Y hubo quienes acortaron el camino por su propia mano: Alejandra Pizarnik se produjo un paro cardíaco con 50 pastillas de secobarbital; también los que terminaron hundiéndose en el jabonoso malestar que les asolaba. Tennessee Williams murió devastado por el alcohol y los barbitúricos, solo como un perro en una habitación del neoyorquino hotel Elysée, atragantándose con el tapón de plástico de un bote de colirio para los ojos, rodeado de frascos de medicinas, drogas legales e ilegales, ceniceros llenos de colillas, ropa sucia, papeles desordenados y botellas de vino a medio beber. Llevaba más de dos años sin estrenar una obra y la crítica se había cebado con enjundia.

Manía, obsesión, depresión… un afilado picahielo que cincela el cerebro y en el que la muerte se convierte para muchos en un claro entre la tormenta. Nadie escoge el dolor, pero sí la manera de extirparlo. Así le ocurrió a Pedro Casariego, también a  Alfonso Costafreda, adicto  a los somníferos y los tranquilizantes Según Aleixandre, "sólo tenía cerca siempre a su soledad y su abismo a los pies". Incluso, sobre su muerte, Carlos Barral escribió cómo "el suicidio se había ido convirtiendo en los últimos años en una aspiración cada vez más abstracta que ya no necesitaba de motivos y circunstancias".

Existe, de hecho, una Antología de poetas suicidas, realizada por José Luis Gallero, y que abarca una selección de escritores desde 1777 hasta 1985. También la periodista Leila Guerriero editó Los malditos, un volumen de la Universidad Diego Portales que  reúne diecisiete retratos de vidas al límite de artistas de América latina contados por escritores y cronistas destacados como Alan Pauls, Mariana Enriquez, Alberto Fuguet, Juan José Becerra y Juan Gabriel Vásquez, entre otros. Suicidios, infiernos interiores, impulsos autodestructivos.
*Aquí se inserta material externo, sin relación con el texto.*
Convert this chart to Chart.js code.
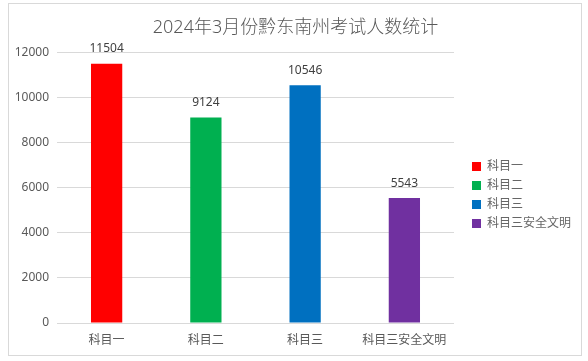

En una lectura menos fatalista, Edmundo Paz Soldánreflexiona sobre la conexión directa entre los antidepresivos y la redefinición de la identidad ¿Realmente sabemos quiénes somos o qué cuando se ha pasado una vida entera usándolos?, se pregunta el escritor. El siquiatra norteamericano Arnold Ludwig (El Precio de la Grandeza, Resolviendo la Controversia Entre Creatividad y Locura), durante treinta años analizó dieciocho profesiones diferentes. Comprobó  que quienes se dedicaban al trabajo creativo -escritores, gente de teatro y músicos- tenían un mayor riesgo de sufrir problemas mentales (alcoholismo, depresión, sicosis y ansiedad). La creación como reflejo obsesivo.  El pánico y la ansiedad de la página en blanco como un espejo indeseado en el que se refleja quien espera llenarla. Memorias psiquiátricas o acaso literarias, la farmacopea atraviesa la literatura, a veces fulminándola.